Raw data »
* begin *

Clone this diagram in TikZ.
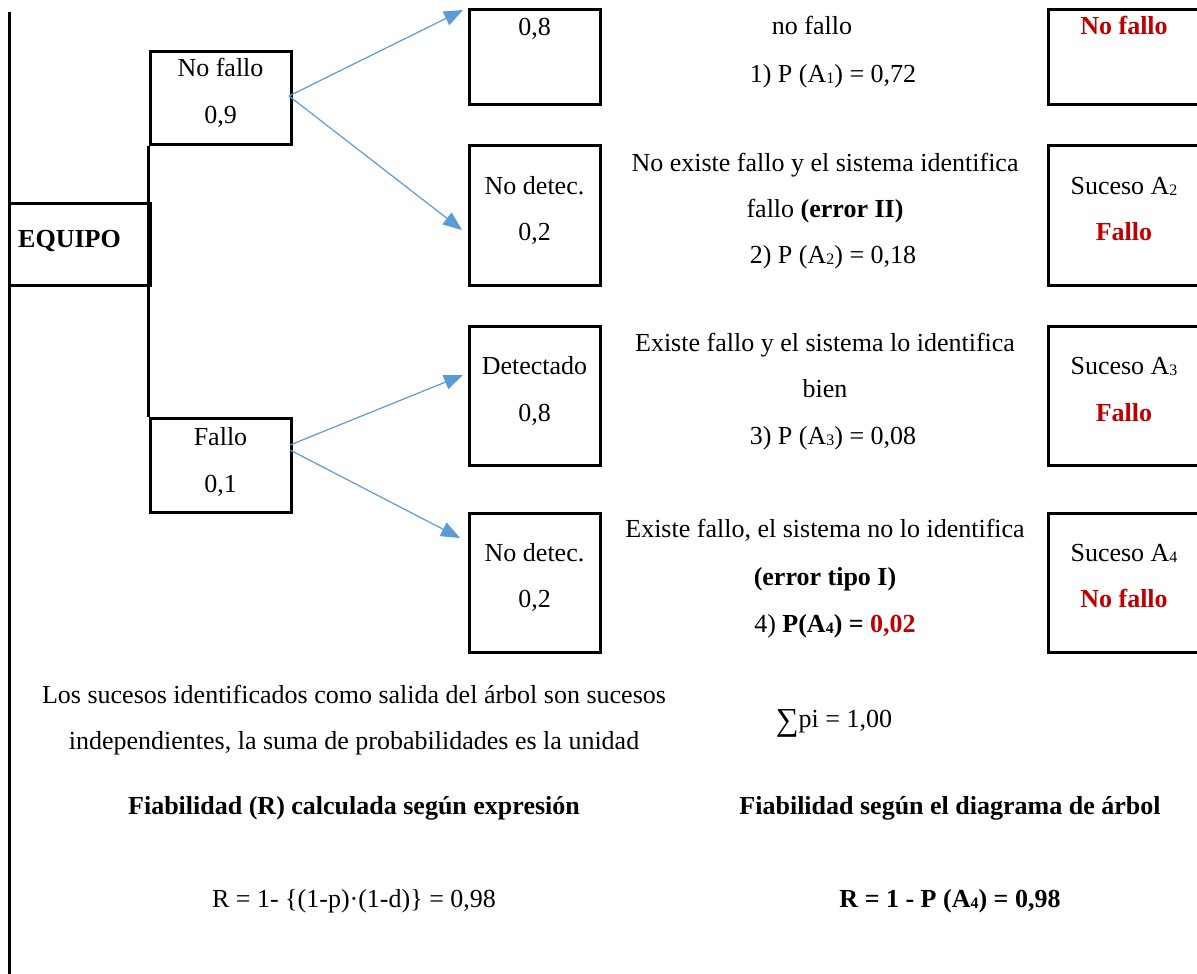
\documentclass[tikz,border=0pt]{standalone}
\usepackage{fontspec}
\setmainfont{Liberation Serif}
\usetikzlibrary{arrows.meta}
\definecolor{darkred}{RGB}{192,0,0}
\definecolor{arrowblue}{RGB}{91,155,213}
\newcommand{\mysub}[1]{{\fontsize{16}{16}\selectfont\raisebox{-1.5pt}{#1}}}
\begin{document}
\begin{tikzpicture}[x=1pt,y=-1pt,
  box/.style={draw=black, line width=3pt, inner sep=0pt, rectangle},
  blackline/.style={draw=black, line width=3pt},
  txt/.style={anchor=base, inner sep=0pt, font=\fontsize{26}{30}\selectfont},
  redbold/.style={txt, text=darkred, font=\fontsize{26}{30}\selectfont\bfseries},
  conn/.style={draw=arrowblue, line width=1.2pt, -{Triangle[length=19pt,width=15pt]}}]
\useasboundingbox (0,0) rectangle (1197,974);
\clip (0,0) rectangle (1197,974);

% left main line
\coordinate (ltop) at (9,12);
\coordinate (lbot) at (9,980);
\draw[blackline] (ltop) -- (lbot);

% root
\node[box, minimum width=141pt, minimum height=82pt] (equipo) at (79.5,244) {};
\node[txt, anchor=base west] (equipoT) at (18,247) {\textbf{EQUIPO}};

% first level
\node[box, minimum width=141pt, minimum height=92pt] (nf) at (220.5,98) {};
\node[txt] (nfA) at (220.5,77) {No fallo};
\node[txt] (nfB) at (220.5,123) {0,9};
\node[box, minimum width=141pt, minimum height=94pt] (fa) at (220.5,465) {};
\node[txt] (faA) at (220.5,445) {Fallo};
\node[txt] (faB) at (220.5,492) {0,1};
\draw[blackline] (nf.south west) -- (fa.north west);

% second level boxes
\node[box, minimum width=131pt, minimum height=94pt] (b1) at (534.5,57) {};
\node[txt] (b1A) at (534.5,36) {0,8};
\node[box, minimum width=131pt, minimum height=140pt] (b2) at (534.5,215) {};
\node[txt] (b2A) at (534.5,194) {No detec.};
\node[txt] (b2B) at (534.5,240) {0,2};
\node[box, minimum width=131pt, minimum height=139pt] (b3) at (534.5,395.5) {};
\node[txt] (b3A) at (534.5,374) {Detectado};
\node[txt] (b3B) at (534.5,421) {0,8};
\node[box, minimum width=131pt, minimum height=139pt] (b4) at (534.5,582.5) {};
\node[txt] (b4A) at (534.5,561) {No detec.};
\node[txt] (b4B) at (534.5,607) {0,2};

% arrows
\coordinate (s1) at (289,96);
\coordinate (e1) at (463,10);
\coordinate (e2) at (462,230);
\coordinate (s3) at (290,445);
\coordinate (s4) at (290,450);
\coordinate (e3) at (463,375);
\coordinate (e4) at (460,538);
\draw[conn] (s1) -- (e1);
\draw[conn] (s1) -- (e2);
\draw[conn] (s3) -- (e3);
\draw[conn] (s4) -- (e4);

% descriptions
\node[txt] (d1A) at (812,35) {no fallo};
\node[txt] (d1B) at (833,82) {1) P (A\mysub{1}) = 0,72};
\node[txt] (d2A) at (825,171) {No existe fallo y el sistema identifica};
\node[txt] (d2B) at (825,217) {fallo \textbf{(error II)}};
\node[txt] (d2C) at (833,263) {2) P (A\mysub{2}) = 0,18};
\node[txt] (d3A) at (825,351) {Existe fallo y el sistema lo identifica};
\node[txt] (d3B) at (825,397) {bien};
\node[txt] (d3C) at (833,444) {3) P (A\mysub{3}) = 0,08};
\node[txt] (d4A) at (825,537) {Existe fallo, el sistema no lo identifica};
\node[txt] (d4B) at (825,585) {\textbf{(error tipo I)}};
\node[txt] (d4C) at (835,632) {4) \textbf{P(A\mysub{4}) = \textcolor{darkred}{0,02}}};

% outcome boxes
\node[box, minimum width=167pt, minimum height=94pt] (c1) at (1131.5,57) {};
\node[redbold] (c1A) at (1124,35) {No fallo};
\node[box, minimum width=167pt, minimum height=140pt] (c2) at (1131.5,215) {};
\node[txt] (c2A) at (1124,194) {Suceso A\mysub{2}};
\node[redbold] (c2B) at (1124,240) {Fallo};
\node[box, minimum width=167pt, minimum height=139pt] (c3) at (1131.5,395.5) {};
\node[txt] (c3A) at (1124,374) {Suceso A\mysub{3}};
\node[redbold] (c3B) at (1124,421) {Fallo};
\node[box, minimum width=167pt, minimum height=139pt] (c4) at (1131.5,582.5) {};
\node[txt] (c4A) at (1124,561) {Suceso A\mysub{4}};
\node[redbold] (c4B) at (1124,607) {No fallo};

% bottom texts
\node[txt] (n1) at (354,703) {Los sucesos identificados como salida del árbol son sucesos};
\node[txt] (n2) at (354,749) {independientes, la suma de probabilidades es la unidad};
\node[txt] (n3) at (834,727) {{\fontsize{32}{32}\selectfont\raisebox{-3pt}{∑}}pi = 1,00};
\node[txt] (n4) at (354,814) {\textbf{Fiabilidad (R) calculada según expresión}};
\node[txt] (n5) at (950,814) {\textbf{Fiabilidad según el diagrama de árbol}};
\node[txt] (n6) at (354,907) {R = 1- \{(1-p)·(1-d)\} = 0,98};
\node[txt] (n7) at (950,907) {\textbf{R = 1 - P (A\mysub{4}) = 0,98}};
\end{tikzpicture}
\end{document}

* end *

Written exercise »
Reproduce the material above exactly, first line through the line that contains "(ltop) -- (lbot);", minus the pictures.

Written solution »
Clone this diagram in TikZ.
\documentclass[tikz,border=0pt]{standalone}
\usepackage{fontspec}
\setmainfont{Liberation Serif}
\usetikzlibrary{arrows.meta}
\definecolor{darkred}{RGB}{192,0,0}
\definecolor{arrowblue}{RGB}{91,155,213}
\newcommand{\mysub}[1]{{\fontsize{16}{16}\selectfont\raisebox{-1.5pt}{#1}}}
\begin{document}
\begin{tikzpicture}[x=1pt,y=-1pt,
  box/.style={draw=black, line width=3pt, inner sep=0pt, rectangle},
  blackline/.style={draw=black, line width=3pt},
  txt/.style={anchor=base, inner sep=0pt, font=\fontsize{26}{30}\selectfont},
  redbold/.style={txt, text=darkred, font=\fontsize{26}{30}\selectfont\bfseries},
  conn/.style={draw=arrowblue, line width=1.2pt, -{Triangle[length=19pt,width=15pt]}}]
\useasboundingbox (0,0) rectangle (1197,974);
\clip (0,0) rectangle (1197,974);

% left main line
\coordinate (ltop) at (9,12);
\coordinate (lbot) at (9,980);
\draw[blackline] (ltop) -- (lbot);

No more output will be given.